LISTED RECORDS —

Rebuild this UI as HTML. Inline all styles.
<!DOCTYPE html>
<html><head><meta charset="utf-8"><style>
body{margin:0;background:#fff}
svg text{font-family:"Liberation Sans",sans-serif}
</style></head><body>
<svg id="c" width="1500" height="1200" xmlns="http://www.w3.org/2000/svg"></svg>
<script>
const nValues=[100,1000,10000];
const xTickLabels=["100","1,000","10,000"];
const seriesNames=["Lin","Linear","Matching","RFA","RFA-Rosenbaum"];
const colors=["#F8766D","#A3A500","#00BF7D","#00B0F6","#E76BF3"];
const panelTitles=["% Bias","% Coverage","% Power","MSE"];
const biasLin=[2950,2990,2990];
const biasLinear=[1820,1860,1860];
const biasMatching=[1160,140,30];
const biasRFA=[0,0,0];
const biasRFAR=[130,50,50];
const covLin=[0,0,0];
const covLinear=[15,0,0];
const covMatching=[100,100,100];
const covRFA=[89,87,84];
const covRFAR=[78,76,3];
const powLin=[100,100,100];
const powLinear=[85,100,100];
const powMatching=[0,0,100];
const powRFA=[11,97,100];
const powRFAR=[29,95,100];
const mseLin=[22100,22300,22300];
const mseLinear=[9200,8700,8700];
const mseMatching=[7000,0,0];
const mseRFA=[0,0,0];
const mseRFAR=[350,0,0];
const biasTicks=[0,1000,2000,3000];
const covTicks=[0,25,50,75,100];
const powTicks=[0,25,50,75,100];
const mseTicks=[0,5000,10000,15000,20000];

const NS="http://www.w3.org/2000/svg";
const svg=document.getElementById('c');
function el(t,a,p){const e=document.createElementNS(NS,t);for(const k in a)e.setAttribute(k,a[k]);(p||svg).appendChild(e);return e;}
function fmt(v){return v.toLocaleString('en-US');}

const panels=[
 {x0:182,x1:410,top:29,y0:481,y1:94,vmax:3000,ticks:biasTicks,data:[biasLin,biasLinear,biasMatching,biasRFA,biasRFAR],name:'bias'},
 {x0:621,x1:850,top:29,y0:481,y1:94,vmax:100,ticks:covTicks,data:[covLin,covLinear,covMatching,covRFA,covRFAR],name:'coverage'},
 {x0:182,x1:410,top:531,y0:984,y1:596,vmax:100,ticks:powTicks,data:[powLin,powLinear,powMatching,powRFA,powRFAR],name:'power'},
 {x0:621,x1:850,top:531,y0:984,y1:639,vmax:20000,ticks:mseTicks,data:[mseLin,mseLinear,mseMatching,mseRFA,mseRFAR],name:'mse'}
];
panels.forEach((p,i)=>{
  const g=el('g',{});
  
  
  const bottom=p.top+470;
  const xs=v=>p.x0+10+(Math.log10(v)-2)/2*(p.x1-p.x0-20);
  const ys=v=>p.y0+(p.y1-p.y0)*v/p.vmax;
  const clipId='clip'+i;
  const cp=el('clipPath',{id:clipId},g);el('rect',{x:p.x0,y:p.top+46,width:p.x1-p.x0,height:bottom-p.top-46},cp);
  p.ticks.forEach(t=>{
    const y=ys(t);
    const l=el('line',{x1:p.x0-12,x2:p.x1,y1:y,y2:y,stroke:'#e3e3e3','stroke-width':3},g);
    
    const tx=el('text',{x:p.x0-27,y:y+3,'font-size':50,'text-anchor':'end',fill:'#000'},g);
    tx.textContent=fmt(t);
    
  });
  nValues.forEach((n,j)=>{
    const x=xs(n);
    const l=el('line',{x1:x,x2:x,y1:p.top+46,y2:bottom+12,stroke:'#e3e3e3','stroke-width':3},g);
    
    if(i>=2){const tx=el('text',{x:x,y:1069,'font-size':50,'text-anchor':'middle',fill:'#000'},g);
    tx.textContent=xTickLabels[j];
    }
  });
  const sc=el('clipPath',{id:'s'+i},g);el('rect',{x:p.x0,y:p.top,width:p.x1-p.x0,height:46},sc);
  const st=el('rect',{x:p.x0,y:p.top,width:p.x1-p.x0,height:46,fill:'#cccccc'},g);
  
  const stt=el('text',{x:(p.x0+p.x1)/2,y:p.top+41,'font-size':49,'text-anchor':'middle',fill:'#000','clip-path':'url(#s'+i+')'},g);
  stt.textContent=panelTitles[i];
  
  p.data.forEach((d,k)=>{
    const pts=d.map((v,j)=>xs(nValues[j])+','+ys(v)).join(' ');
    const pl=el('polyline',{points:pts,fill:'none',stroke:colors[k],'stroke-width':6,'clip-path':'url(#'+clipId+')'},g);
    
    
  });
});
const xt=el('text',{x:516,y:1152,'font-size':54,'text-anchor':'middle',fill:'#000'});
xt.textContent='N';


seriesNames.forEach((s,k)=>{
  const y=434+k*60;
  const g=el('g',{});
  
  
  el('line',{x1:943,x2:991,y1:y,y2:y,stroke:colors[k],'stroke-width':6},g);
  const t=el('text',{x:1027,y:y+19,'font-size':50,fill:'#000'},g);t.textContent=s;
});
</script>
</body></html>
==
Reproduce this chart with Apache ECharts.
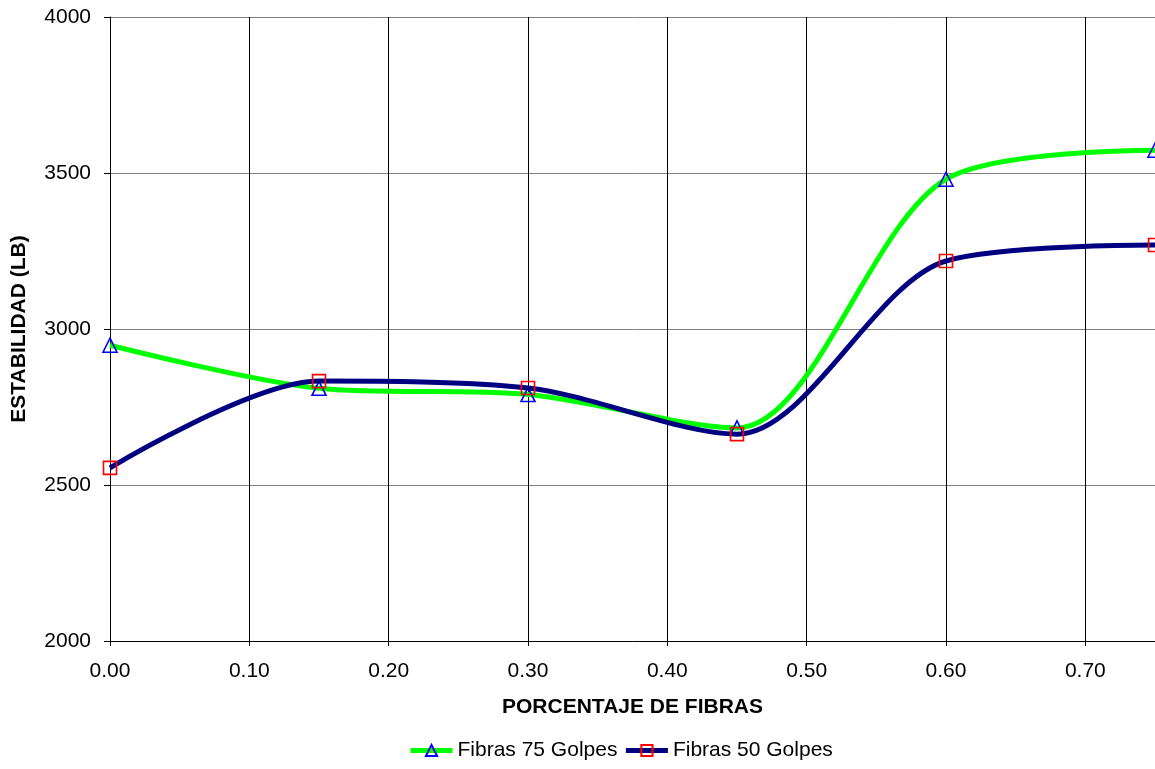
* * *
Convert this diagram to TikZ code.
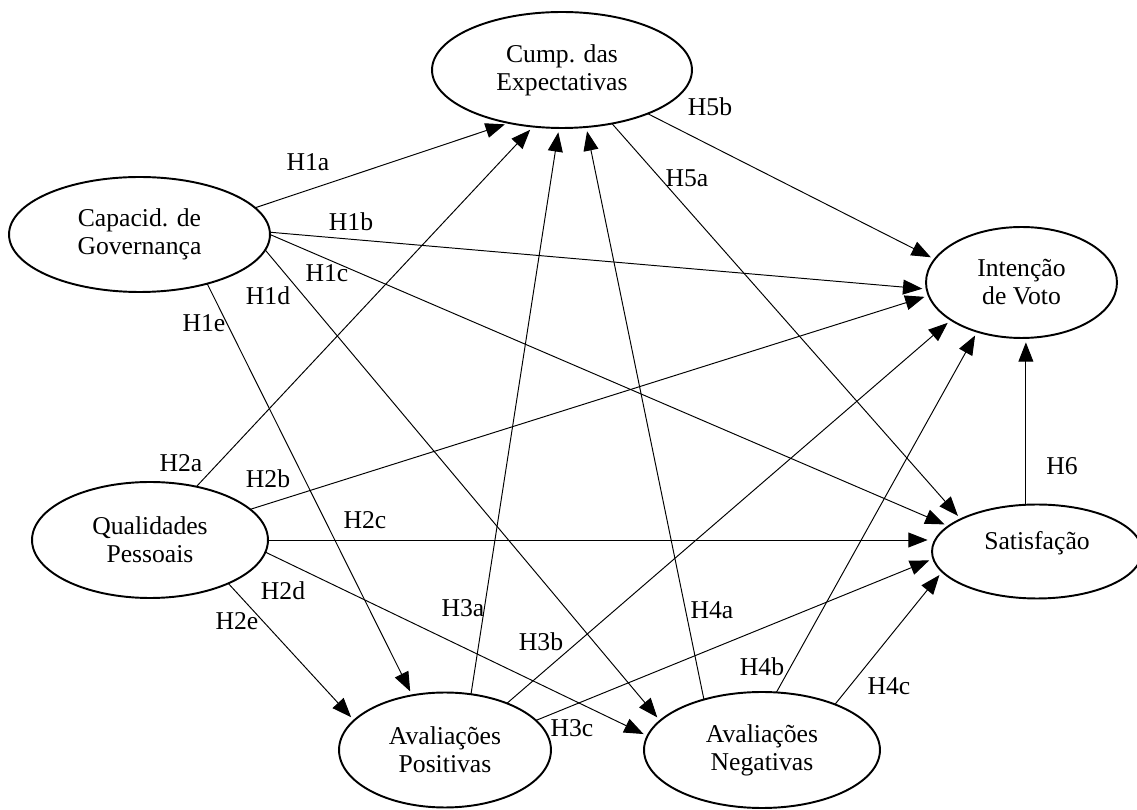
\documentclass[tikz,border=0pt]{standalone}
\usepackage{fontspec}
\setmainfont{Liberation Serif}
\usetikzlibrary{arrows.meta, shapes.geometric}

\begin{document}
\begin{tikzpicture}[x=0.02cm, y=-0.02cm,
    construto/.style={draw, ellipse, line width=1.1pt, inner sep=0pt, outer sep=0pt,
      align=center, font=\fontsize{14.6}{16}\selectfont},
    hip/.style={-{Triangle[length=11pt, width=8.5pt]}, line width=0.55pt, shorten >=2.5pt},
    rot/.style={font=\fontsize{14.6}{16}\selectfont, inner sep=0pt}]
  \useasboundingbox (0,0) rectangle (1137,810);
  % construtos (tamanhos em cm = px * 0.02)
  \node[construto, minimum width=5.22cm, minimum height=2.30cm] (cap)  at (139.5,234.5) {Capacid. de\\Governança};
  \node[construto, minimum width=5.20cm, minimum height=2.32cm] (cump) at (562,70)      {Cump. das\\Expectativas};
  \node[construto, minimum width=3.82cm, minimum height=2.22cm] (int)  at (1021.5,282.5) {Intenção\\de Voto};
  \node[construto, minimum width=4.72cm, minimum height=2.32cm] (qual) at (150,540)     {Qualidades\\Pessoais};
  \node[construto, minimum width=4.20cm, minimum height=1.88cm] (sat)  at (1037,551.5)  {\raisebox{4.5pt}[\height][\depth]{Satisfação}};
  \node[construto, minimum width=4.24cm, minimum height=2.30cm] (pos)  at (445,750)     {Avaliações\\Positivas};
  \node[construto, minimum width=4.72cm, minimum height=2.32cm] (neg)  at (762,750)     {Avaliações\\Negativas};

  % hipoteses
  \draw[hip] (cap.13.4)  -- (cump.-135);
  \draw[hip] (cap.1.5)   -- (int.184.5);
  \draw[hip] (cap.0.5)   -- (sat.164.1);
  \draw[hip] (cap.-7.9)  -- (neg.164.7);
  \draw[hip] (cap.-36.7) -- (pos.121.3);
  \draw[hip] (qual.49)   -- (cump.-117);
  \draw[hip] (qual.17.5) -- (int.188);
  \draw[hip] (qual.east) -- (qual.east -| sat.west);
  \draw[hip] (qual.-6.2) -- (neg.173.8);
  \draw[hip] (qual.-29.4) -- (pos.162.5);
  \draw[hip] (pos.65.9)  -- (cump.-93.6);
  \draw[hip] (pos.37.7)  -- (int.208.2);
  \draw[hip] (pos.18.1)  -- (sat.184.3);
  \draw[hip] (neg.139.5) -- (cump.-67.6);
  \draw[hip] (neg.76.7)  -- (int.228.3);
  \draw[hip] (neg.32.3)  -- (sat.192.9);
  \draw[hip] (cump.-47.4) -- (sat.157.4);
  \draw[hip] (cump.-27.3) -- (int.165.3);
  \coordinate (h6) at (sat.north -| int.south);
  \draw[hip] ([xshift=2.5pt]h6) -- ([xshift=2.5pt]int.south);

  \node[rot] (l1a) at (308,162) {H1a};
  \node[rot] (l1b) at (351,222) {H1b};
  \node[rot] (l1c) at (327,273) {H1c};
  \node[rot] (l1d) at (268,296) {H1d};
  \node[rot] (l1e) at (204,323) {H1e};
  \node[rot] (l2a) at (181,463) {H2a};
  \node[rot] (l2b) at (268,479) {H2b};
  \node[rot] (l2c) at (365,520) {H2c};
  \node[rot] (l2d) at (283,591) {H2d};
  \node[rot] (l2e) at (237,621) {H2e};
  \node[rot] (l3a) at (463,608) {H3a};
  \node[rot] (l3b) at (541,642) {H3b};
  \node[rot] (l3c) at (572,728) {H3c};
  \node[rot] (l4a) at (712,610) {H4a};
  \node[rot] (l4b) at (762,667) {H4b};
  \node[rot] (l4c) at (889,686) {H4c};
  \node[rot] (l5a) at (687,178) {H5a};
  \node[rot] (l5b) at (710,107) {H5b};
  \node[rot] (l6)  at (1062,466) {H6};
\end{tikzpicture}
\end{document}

WHAT YOU NEED TO DO — Which lines of the data above contain "this"? Copy each one.

THE COMPLETED TASK —
Rebuild this UI as HTML. Inline all styles.
Reproduce this chart with Apache ECharts.
Convert this diagram to TikZ code.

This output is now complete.